Grande Loach. Aos 80 anos, que completou em 2016, ele tem sido uma presença regular no maior festival do mundo. Já ganhou o prêmio da crítica, do júri, melhor ator, duas Palmas de Ouro. E elas foram atribuídas por júris presididos por cineastas que, aparentemente, não têm nada a ver com o tipo de cinema realista e engajado que ele gosta de fazer.

O chinês - de Hong Kong - Wong Kar-wai é um esteticista romântico que seduz as plateias com a plasticidade e refinamento de seus filmes. Premiou Loach por Ventos da Liberdade, em 2006. O australiano George Miller, que outorgou a Palma a “Eu, Daniel Blake” - que estreia nesta quinta, 5 -, revolucionou a ação com seu futurista Mad Max e chegou ao quarto filme da série, Estrada da Fúria, num exacerbado tom operístico.

Nada disso tem a ver com os pequenos dramas humanos que Loach gosta de filmar, mas ele levou - a Palma e as palmas.

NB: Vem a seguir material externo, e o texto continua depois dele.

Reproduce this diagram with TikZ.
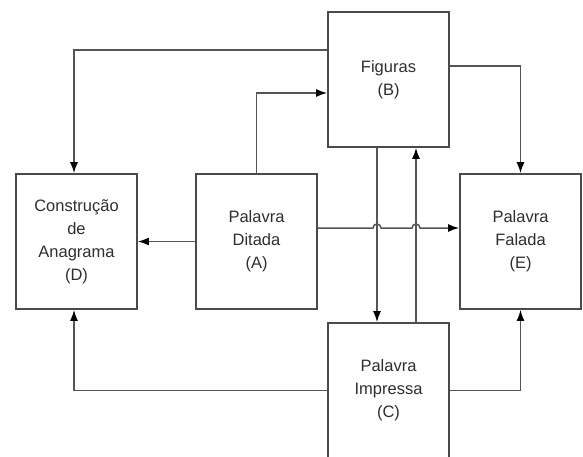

Num mundo em que o direitismo se está tornando galopante, Loach segue à esquerda, denunciando o capital, a concentração de poder, os abusos de direitos humanos. Neoliberalismo? “Entregar ao mercado a solução dos problemas é selar a desigualdade e a injustiça social. Até por ser competitivo, o mercado não está nem aí para os dramas humanos.” “Eu, Daniel Blake” é mais uma prova disso.

Mais do mesmo (Loach), se poderia pensar, quando o filme foi anunciado na seleção de Cannes do ano passado. Nada disso - ‘I, Daniel Blake’ (título original) não é mais um bom filme de Loach. É um dos maiores. Talvez seja seu maior. Um homem maduro e uma mãe solteira em guerra contra a burocracia do sistema previdenciário e de saúde inglês. “Eu, Daniel Blake” prova que o cinema social não se esgotou. Só precisa de um grande diretor como Loach.